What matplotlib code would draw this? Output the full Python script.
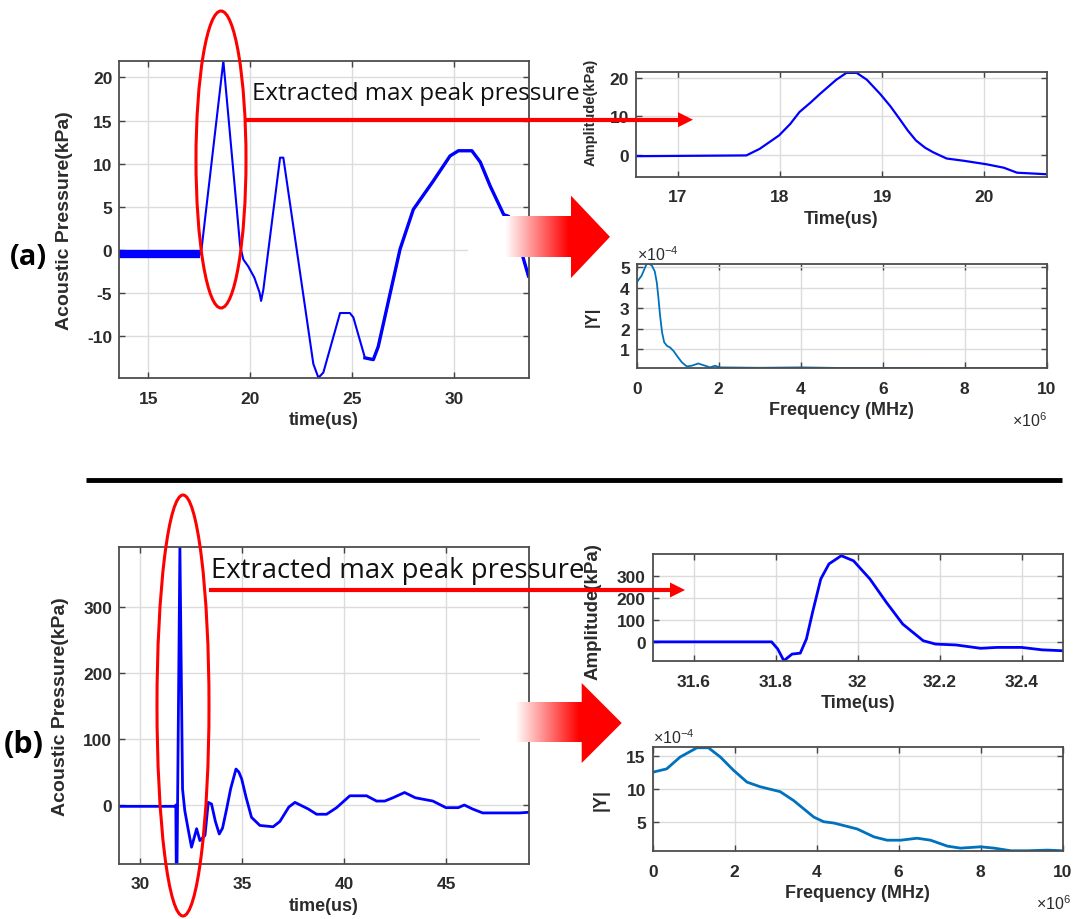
import numpy as np
import matplotlib
matplotlib.use("Agg")
import matplotlib.pyplot as plt
from matplotlib.patches import Ellipse, Polygon
from matplotlib.ticker import FormatStrFormatter

plt.rcParams["font.family"] = ["Liberation Sans", "DejaVu Sans"]
plt.rcParams["axes.unicode_minus"] = False
plt.rcParams["mathtext.default"] = "regular"

# ---- (a) full waveform
a_time = [13.58, 17.55, 17.62, 18.68, 19.5, 19.66, 19.9, 20.2, 20.45, 20.53, 20.64,
          21.46, 21.62, 23.09, 23.34, 23.58, 24.4, 24.88, 25.05, 25.62, 26.03, 26.27,
          27.34, 27.99, 28.97, 29.79, 30.2, 30.86, 31.27, 31.76, 32.42, 32.66, 33.3, 33.63]
a_pres = [-0.5, -0.5, 0.3, 21.9, 0.5, -1.1, -1.9, -3.2, -4.9, -5.9, -4.6,
          10.7, 10.7, -13.2, -14.8, -14.2, -7.3, -7.3, -7.8, -12.5, -12.7, -11.2,
          0.1, 4.7, 8.0, 10.9, 11.5, 11.5, 10.2, 7.4, 4.1, 3.9, -0.3, -3.0]

# (a) extracted peak
a_zoom_time = [16.59, 17.67, 17.8, 17.99, 18.1, 18.19, 18.3, 18.39, 18.55, 18.65, 18.75,
               18.85, 18.98, 19.08, 19.17, 19.25, 19.33, 19.42, 19.5, 19.63, 19.8,
               20.02, 20.19, 20.32, 20.61]
a_zoom_amp = [-0.4, -0.2, 1.5, 5.0, 8.0, 11.1, 13.6, 15.8, 19.5, 21.3, 21.3,
              19.5, 15.8, 12.6, 9.3, 6.3, 3.7, 1.8, 0.6, -1.0, -1.6,
              -2.5, -3.4, -4.7, -5.1]

# (a) spectrum, MHz and x1e-4
a_freq = [0, 0.12, 0.24, 0.3, 0.37, 0.44, 0.49, 0.53, 0.57, 0.62, 0.67, 0.74, 0.81,
          0.9, 0.98, 1.1, 1.22, 1.34, 1.5, 1.67, 1.79, 1.91, 2.03, 3.0, 4.0, 5.0,
          6.0, 8.0, 10.0]
a_mag = [4.26, 4.59, 5.16, 5.18, 5.08, 4.8, 4.26, 3.5, 2.63, 1.8, 1.33, 1.15, 1.08,
         0.9, 0.67, 0.35, 0.15, 0.18, 0.29, 0.18, 0.1, 0.18, 0.1, 0.08, 0.1, 0.07,
         0.07, 0.06, 0.06]

# ---- (b) full waveform
b_time = [29.0, 31.74, 31.76, 31.78, 31.82, 31.96, 32.09, 32.2, 32.36, 32.53, 32.78,
          32.94, 33.19, 33.35, 33.51, 33.7, 33.89, 34.05, 34.25, 34.45, 34.71, 34.85,
          34.99, 35.2, 35.47, 35.88, 36.53, 36.86, 37.3, 37.6, 37.76, 38.25, 38.66,
          39.15, 39.64, 40.29, 41.11, 41.6, 42.0, 42.4, 42.97, 43.5, 44.36, 45.0,
          45.6, 45.9, 46.3, 46.8, 48.6, 49.07]
b_pres = [-2, -2, 0, -89, -89, 392, 24, -8.6, -36, -64, -36,
          -54, -46, 4, 1.5, -25, -44, -35, -6, 25, 54.6, 50,
          39.4, 12, -18.7, -31, -33, -25, -3, 4, 1.5, -6, -14,
          -14, -4, 14, 14, 6, 6, 11, 19, 11, 6, -4,
          -4, 0, -6, -12, -12, -11]

# (b) extracted peak
b_zoom_time = [31.5, 31.79, 31.805, 31.82, 31.84, 31.86, 31.875, 31.89, 31.91, 31.93,
               31.96, 31.99, 32.03, 32.07, 32.11, 32.16, 32.19, 32.24, 32.3, 32.34,
               32.4, 32.45, 32.5]
b_zoom_amp = [2, 2, -30, -83, -53, -49, 15, 135, 285, 353,
              390, 367, 285, 180, 82, 7, -8, -12, -27, -23,
              -23, -34, -38]

# (b) spectrum
b_freq = [0, 0.34, 0.67, 1.08, 1.36, 1.65, 1.97, 2.3, 2.62, 3.11, 3.44, 3.93, 4.17,
          4.42, 4.99, 5.4, 5.72, 6.05, 6.45, 6.78, 7.19, 7.51, 8.0, 8.33, 8.74,
          9.14, 9.63, 10.0]
b_mag = [12.5, 13.0, 14.8, 16.2, 16.2, 14.8, 12.8, 11.0, 10.3, 9.55, 8.2, 5.7, 5.0,
         4.8, 3.9, 2.7, 2.2, 2.2, 2.5, 2.2, 1.3, 1.0, 1.2, 1.0, 0.6,
         0.6, 0.7, 0.6]

TXT = "#2b2b2b"
W, H = 1073, 920


def px_axes(fig, left, top, right, bottom):
    return fig.add_axes([left / W, 1 - bottom / H, (right - left) / W, (bottom - top) / H])


def style(ax, xlim, ylim, xticks, yticks, xlabel, ylabel, xl_size=13, yl_size=14,
          tick_size=12.5):
    ax.set_xlim(*xlim)
    ax.set_ylim(*ylim)
    ax.set_xticks(xticks)
    ax.set_yticks(yticks)
    ax.xaxis.set_major_formatter(FormatStrFormatter("%g"))
    ax.yaxis.set_major_formatter(FormatStrFormatter("%g"))
    ax.grid(True, color="#dcdcdc", lw=1.0)
    ax.set_axisbelow(True)
    ax.tick_params(direction="in", top=True, right=True, length=4, width=1,
                   color="#444444", labelsize=tick_size, labelcolor=TXT)
    ax.tick_params(axis="x", pad=9)
    ax.tick_params(axis="y", pad=5)
    for lab in ax.get_xticklabels() + ax.get_yticklabels():
        lab.set_fontweight("bold")
    for sp in ax.spines.values():
        sp.set_color("#4d4d4d")
        sp.set_linewidth(1.3)
    ax.set_xlabel(xlabel, fontsize=xl_size, fontweight="bold", color=TXT, labelpad=4)
    ax.set_ylabel(ylabel, fontsize=yl_size, fontweight="bold", color=TXT)


fig = plt.figure(figsize=(W / 100, H / 100), dpi=100)

# (a) main
ax = px_axes(fig, 119.3, 62, 529, 379)
ax.plot(a_time, a_pres, color="#0000ff", lw=1.5)
ax.plot(a_time[:2], a_pres[:2], color="#0000ff", lw=6, solid_capstyle="butt")
ax.plot(a_time[19:], a_pres[19:], color="#0000ff", lw=2.4)
style(ax, (13.58, 33.66), (-14.83, 21.9), [15, 20, 25, 30], [-10, -5, 0, 5, 10, 15, 20],
      "time(us)", "Acoustic Pressure(kPa)")
ax.yaxis.set_label_coords(-0.113, 0.5)

# (a) zoomed peak
ax = px_axes(fig, 636, 72.7, 1046.7, 177.7)
ax.plot(a_zoom_time, a_zoom_amp, color="#0000ff", lw=1.6)
style(ax, (16.59, 20.61), (-5.74, 21.6), [17, 18, 19, 20], [0, 10, 20],
      "Time(us)", "Amplitude(kPa)", yl_size=10.5)
ax.yaxis.set_label_coords(-0.094, 0.62)

# (a) spectrum
ax = px_axes(fig, 636.7, 265, 1046.7, 369.3)
ax.plot(a_freq, a_mag, color="#0072bd", lw=1.3)
style(ax, (0, 10), (0.055, 5.16), [0, 2, 4, 6, 8, 10], [1, 2, 3, 4, 5],
      "Frequency (MHz)", "|Y|", yl_size=12)
ax.yaxis.set_label_coords(-0.09, 0.5)
ax.text(0.0, 1.01, r"$\times10^{-4}$", transform=ax.transAxes, ha="left", va="bottom",
        fontsize=11.5, color=TXT)
ax.annotate(r"$\times10^{6}$", xy=(1.0, 0), xycoords="axes fraction", xytext=(0, -37),
            textcoords="offset points", ha="right", va="center", fontsize=11.5, color=TXT)

# (b) main
ax = px_axes(fig, 119.3, 547.7, 529, 865)
ax.plot(b_time, b_pres, color="#0000ff", lw=2.0)
style(ax, (28.99, 49.07), (-89.5, 392), [30, 35, 40, 45], [0, 100, 200, 300],
      "time(us)", "Acoustic Pressure(kPa)")
ax.yaxis.set_label_coords(-0.123, 0.5)

# (b) zoomed peak
ax = px_axes(fig, 652.7, 555, 1062.6, 662.3)
ax.plot(b_zoom_time, b_zoom_amp, color="#0000ff", lw=2.0)
style(ax, (31.5, 32.5), (-85.6, 397.7), [31.6, 31.8, 32, 32.2, 32.4], [0, 100, 200, 300],
      "Time(us)", "Amplitude(kPa)", yl_size=13.5)
ax.yaxis.set_label_coords(-0.125, 0.47)

# (b) spectrum
ax = px_axes(fig, 652.7, 748.3, 1062.6, 852.3)
ax.plot(b_freq, b_mag, color="#0072bd", lw=2.0)
style(ax, (0, 10), (0.52, 16.27), [0, 2, 4, 6, 8, 10], [5, 10, 15],
      "Frequency (MHz)", "|Y|", yl_size=13)
ax.yaxis.set_label_coords(-0.104, 0.5)
ax.text(0.0, 1.01, r"$\times10^{-4}$", transform=ax.transAxes, ha="left", va="bottom",
        fontsize=11.5, color=TXT)
ax.annotate(r"$\times10^{6}$", xy=(1.02, 0), xycoords="axes fraction", xytext=(0, -37),
            textcoords="offset points", ha="right", va="center", fontsize=11.5, color=TXT)

# overlay with annotations in pixel coordinates
ov = fig.add_axes([0, 0, 1, 1], zorder=10)
ov.axis("off")


def grad_arrow(x0, x_fade0, x_fade1, x_head, x_tip, y_s0, y_s1, y_h0, y_h1):
    xs = np.linspace(x0, x_head, 200)
    t = np.clip((xs - x_fade0) / (x_fade1 - x_fade0), 0, 1)
    img = np.stack([np.ones_like(t), 1 - t, 1 - t], axis=-1)[None, :, :]
    ov.imshow(img, extent=(x0, x_head + 0.5, y_s1, y_s0), aspect="auto",
              interpolation="bilinear", zorder=3)
    ov.add_patch(Polygon([(x_head, y_h0), (x_tip, (y_h0 + y_h1) / 2), (x_head, y_h1)],
                         closed=True, facecolor="#ff0000", edgecolor="none", zorder=4))


def red_pointer(x0, x1, y, head_len=15, head_half=7.5):
    ov.plot([x0, x1 - head_len + 2], [y, y], color="#ff0000", lw=3.0,
            solid_capstyle="butt", zorder=5)
    ov.add_patch(Polygon([(x1 - head_len, y - head_half), (x1, y), (x1 - head_len, y + head_half)],
                         closed=True, facecolor="#ff0000", edgecolor="none", zorder=5))


grad_arrow(468, 505, 568, 571, 610, 217.7, 258.3, 196.7, 279)
grad_arrow(480, 515, 578, 581.7, 621.7, 704, 743.3, 684, 764)

ov.add_patch(Ellipse((221, 160.5), 50, 297, fill=False, edgecolor="#ff0000", lw=2.2, zorder=6))
ov.add_patch(Ellipse((183, 706.5), 52, 421, fill=False, edgecolor="#ff0000", lw=2.2, zorder=6))

red_pointer(246, 693, 120.7)
red_pointer(209, 685, 591)

ov.text(252, 100, "Extracted max peak pressure", family=["Open Sans", "DejaVu Sans"],
        fontsize=17.4, color="#111111", ha="left", va="baseline", zorder=7)
ov.text(211, 578, "Extracted max peak pressure", family=["Open Sans", "DejaVu Sans"],
        fontsize=19.8, color="#111111", ha="left", va="baseline", zorder=7)

ov.text(10, 258, "(a)", family=["Open Sans", "DejaVu Sans"], fontweight="bold",
        fontsize=21, color="#000000", ha="left", va="center")
ov.text(4, 745, "(b)", family=["Open Sans", "DejaVu Sans"], fontweight="bold",
        fontsize=22, color="#000000", ha="left", va="center")

ov.plot([86, 1062], [481, 481], color="#000000", lw=3.5, solid_capstyle="butt")

ov.set_xlim(0, W)
ov.set_ylim(H, 0)

fig.savefig("out.png", dpi=100)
━━━━━━━━━━━━━━━━
EXERCISE TASK:
Begin at the first line of the material and copy each line exactly through the one containing "-2.5, -3.4, -4.7, -5.1]". Omit pictures.

TASK OUTPUT:
What matplotlib code would draw this? Output the full Python script.
import numpy as np
import matplotlib
matplotlib.use("Agg")
import matplotlib.pyplot as plt
from matplotlib.patches import Ellipse, Polygon
from matplotlib.ticker import FormatStrFormatter

plt.rcParams["font.family"] = ["Liberation Sans", "DejaVu Sans"]
plt.rcParams["axes.unicode_minus"] = False
plt.rcParams["mathtext.default"] = "regular"

# ---- (a) full waveform
a_time = [13.58, 17.55, 17.62, 18.68, 19.5, 19.66, 19.9, 20.2, 20.45, 20.53, 20.64,
          21.46, 21.62, 23.09, 23.34, 23.58, 24.4, 24.88, 25.05, 25.62, 26.03, 26.27,
          27.34, 27.99, 28.97, 29.79, 30.2, 30.86, 31.27, 31.76, 32.42, 32.66, 33.3, 33.63]
a_pres = [-0.5, -0.5, 0.3, 21.9, 0.5, -1.1, -1.9, -3.2, -4.9, -5.9, -4.6,
          10.7, 10.7, -13.2, -14.8, -14.2, -7.3, -7.3, -7.8, -12.5, -12.7, -11.2,
          0.1, 4.7, 8.0, 10.9, 11.5, 11.5, 10.2, 7.4, 4.1, 3.9, -0.3, -3.0]

# (a) extracted peak
a_zoom_time = [16.59, 17.67, 17.8, 17.99, 18.1, 18.19, 18.3, 18.39, 18.55, 18.65, 18.75,
               18.85, 18.98, 19.08, 19.17, 19.25, 19.33, 19.42, 19.5, 19.63, 19.8,
               20.02, 20.19, 20.32, 20.61]
a_zoom_amp = [-0.4, -0.2, 1.5, 5.0, 8.0, 11.1, 13.6, 15.8, 19.5, 21.3, 21.3,
              19.5, 15.8, 12.6, 9.3, 6.3, 3.7, 1.8, 0.6, -1.0, -1.6,
              -2.5, -3.4, -4.7, -5.1]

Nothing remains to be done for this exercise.